In the early nineteenth century, American wall paintings developed from oil-on-wood works that formed part of a room's wall paneling into large-scale, floor-to-ceiling works on plaster. Much of the scholarship surrounding these wall paintings has focused on the artists who created them for homes throughout New England. As the 2010–2011 Douglass Foundation Fellow in The American Wing, my goal is to study instead the homeowners who commissioned the works, as well as the histories of the houses in which they were completed.
A major component of my research thus far has been firsthand study of these interiors, though locating the far-flung houses has been somewhat of a process on its own. To find out where these houses are and whether the wall paintings in them still exist, I have relied on a combination of resources, including old journals, telephone directories, and Google Maps. For example, I found grainy, black-and-white photos of one painted interior from Ithaca, New York, in a 1945 issue of The Magazine Antiques. I was lucky in this instance because the article listed the exact address of the house and mentioned that it had been moved there in the early twentieth century from elsewhere in Ithaca. I didn't know if the house was still standing, so I turned to Google Maps, which revealed a street view of an early nineteenth-century Greek Revival house tucked in between later Victorian houses, confirming that the house had indeed been moved from a different location. I contacted the accountant whose business is listed at the address and discovered that, unfortunately, the murals had been covered over before he purchased the property.
Last October, I went on a road trip to research wall paintings in person. I began in Portsmouth, New Hampshire, at the historic Warner House, which has the earliest known in situ American wall paintings. Executed between 1718 and 1720 on the staircase walls, the paintings have attracted many scholars because of their mysterious subject matter. In one section, a woman sits at a spinning wheel while a dog barks at an eagle holding a chicken in its talons. Another section depicts the sacrifice of Abraham. Other scenes depict a white man on horseback and two Mohawk chiefs. Although no one has determined exactly how the subject matter relates to Archibald MacPheadris—the North Irish merchant who owned the house and presumably commissioned the paintings—the unusual and highly specific scenes suggest that wall paintings may have been used to express homeowners' artistic tastes as well as their political and social viewpoints.
In Windham County, Vermont, I visited two houses with wall paintings completed in the 1820s and 1830s. Though both landscapes, these murals depict remarkably different subjects. The first house, built in 1818 and owned by Dan Mather, a farmer and tanner, is now a private home owned by Marlboro College.

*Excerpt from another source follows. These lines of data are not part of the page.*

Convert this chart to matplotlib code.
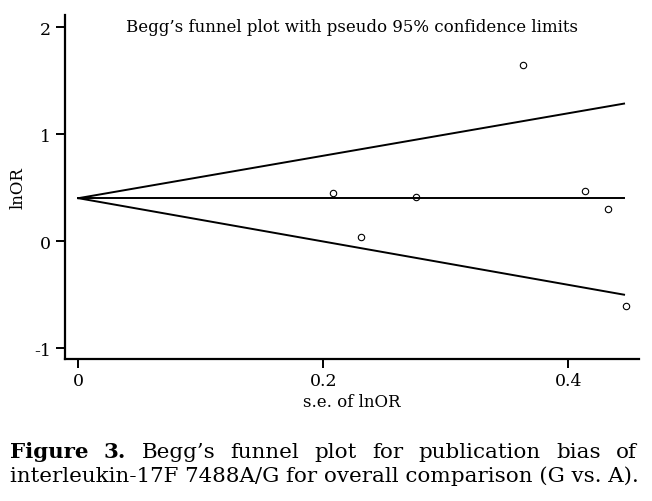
import matplotlib
matplotlib.use("Agg")
import matplotlib.pyplot as plt

# ---- data ----
se_lnor = [0.363, 0.208, 0.276, 0.414, 0.432, 0.231, 0.447]
lnor = [1.645, 0.449, 0.411, 0.467, 0.299, 0.037, -0.607]
limit_se = [0.0, 0.4455]          # s.e. range of the pseudo confidence limits
pooled = [0.403, 0.403]           # pooled lnOR line
upper_limit = [0.403, 1.287]      # upper pseudo 95% limit
lower_limit = [0.403, -0.499]     # lower pseudo 95% limit
x_ticks = [0, 0.2, 0.4]
x_ticklabels = ["0", "0.2", "0.4"]
y_ticks = [-1, 0, 1, 2]
y_ticklabels = ["-1", "0", "1", "2"]
title = "Begg\u2019s funnel plot with pseudo 95% confidence limits"
xlabel = "s.e. of lnOR"
ylabel = "lnOR"
cap_bold = "Figure 3."
cap_line1_rest = "Begg\u2019s funnel plot for publication bias of"
cap_line2 = "interleukin-17F 7488A/G for overall comparison (G vs. A)."

serif = ["DejaVu Serif"]

fig = plt.figure(figsize=(6.52, 5.02), dpi=100)
W, H = 652, 502
ax = fig.add_axes([64.5 / W, 1 - 360 / H, (639 - 64.5) / W, (360 - 16) / H])

ax.plot(limit_se, upper_limit, color="black", lw=1.4)
ax.plot(limit_se, lower_limit, color="black", lw=1.4)
ax.plot(limit_se, pooled, color="black", lw=1.4)
ax.plot(se_lnor, lnor, linestyle="none", marker="o", markersize=4.6,
        markerfacecolor="none", markeredgecolor="black", markeredgewidth=0.8)

ax.set_xlim(-0.0113, 0.4577)
ax.set_ylim(-1.10, 2.115)
ax.set_xticks(x_ticks)
ax.set_xticklabels(x_ticklabels, family=serif, fontsize=12.5)
ax.set_yticks(y_ticks)
ax.set_yticklabels(y_ticklabels, family=serif, fontsize=12.5)
ax.tick_params(direction="out", length=6.5, width=1.4, pad=3)
for s in ["top", "right"]:
    ax.spines[s].set_visible(False)
for s in ["left", "bottom"]:
    ax.spines[s].set_linewidth(1.6)

ax.set_xlabel(xlabel, family=serif, fontsize=12, labelpad=3)
ax.set_ylabel(ylabel, family=serif, fontsize=12, labelpad=6)
ax.text(0.5, 0.966, title, transform=ax.transAxes, ha="center", va="center",
        family=serif, fontsize=12)

# caption (justified line 1)
fig.canvas.draw()
r = fig.canvas.get_renderer()
cap_size = 15.4
left_px, right_px = 10, 637
y1 = 1 - 458 / H
y2 = 1 - 482 / H
fig.text(left_px / W, y2, cap_line2, family=serif, fontsize=cap_size,
         ha="left", va="baseline")
words = [(w, "bold") for w in cap_bold.split()] + \
        [(w, "normal") for w in cap_line1_rest.split()]
texts = []
widths = []
for w, fw in words:
    t = fig.text(0, y1, w, family=serif, fontsize=cap_size, fontweight=fw,
                 ha="left", va="baseline")
    bb = t.get_window_extent(renderer=r)
    texts.append(t)
    widths.append(bb.width)
gap = ((right_px - left_px) - sum(widths)) / (len(words) - 1)
x = left_px
for t, wd in zip(texts, widths):
    t.set_x(x / W)
    x += wd + gap

fig.savefig("out.png", dpi=100)
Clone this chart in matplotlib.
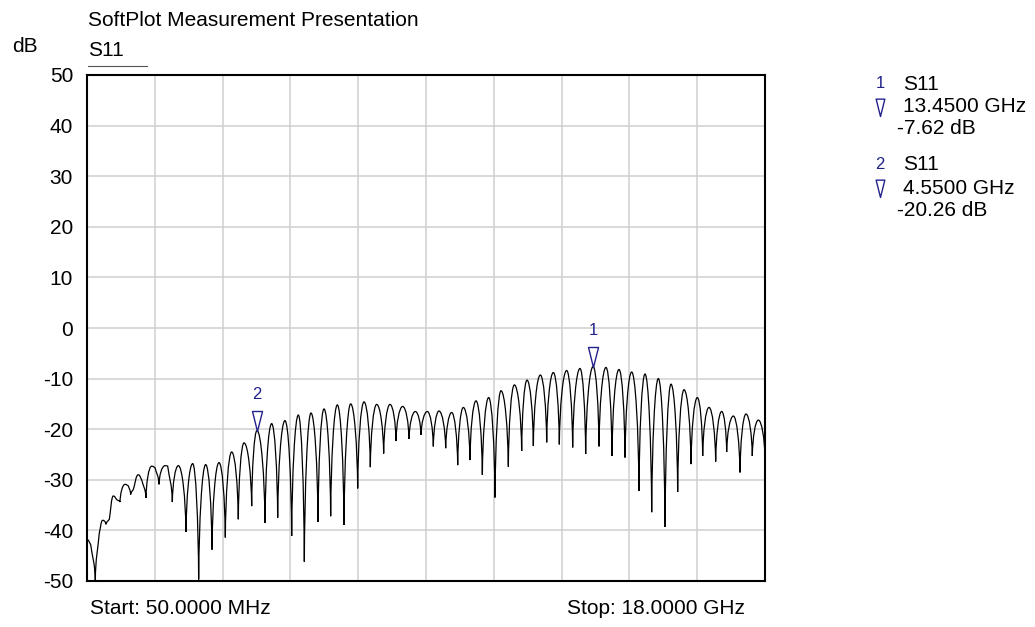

A series of murals in the house, recently conserved when the college received a grant from the Preservation Trust of Vermont, depict uniform rows of trees, a weeping willow, and, on one wall, a New England town with houses and roads among the trees.
The second house I visited in Windham County was owned in the early nineteenth century by Jonas Twitchell, a prominent member of the community who trained as a blacksmith. Its wall painting features a tropical landscape with lush trees, exotic plants, and an erupting volcano. The painting is in fragile condition because it was covered by wallpaper from the late nineteenth century until the 1960s, when the homeowners discovered it.
The wall paintings in the Mather and Twitchell houses reveal something about the homeowners. Through my previous research, I had learned that both men served on the board of the Windham County Bank and in the Vermont militia and found success in farming and other industries that relied on the area's natural resources. Mather lived his entire life in Windham County in a house that his father built for him. Twitchell, on the other hand, was born in New Hampshire, moved to Vermont as a young man, and moved back and forth again at least once. My current research suggests that Twitchell purchased his home, rather than building it, and commissioned its wall paintings later. Perhaps by knowing more about the men we begin to understand why Mather might have commissioned wall paintings that depict his local landscape, while Twitchell, less closely tied to the area, may have been more interested in exotic landscapes that suggest travel and foreign lands.
Many questions about these wall paintings remain. How did they relate to the actual landscapes that were visible through the houses' windows? What motivated homeowners to commission wall paintings rather than install wallpaper or hang paintings, like other New Englanders at the time? These are questions I hope to answer by looking further into early nineteenth-century murals and interior decoration in Windham County and the surrounding area.
Ruthie Dibble is the 2010–2011 Douglass Foundation Fellow in The American Wing.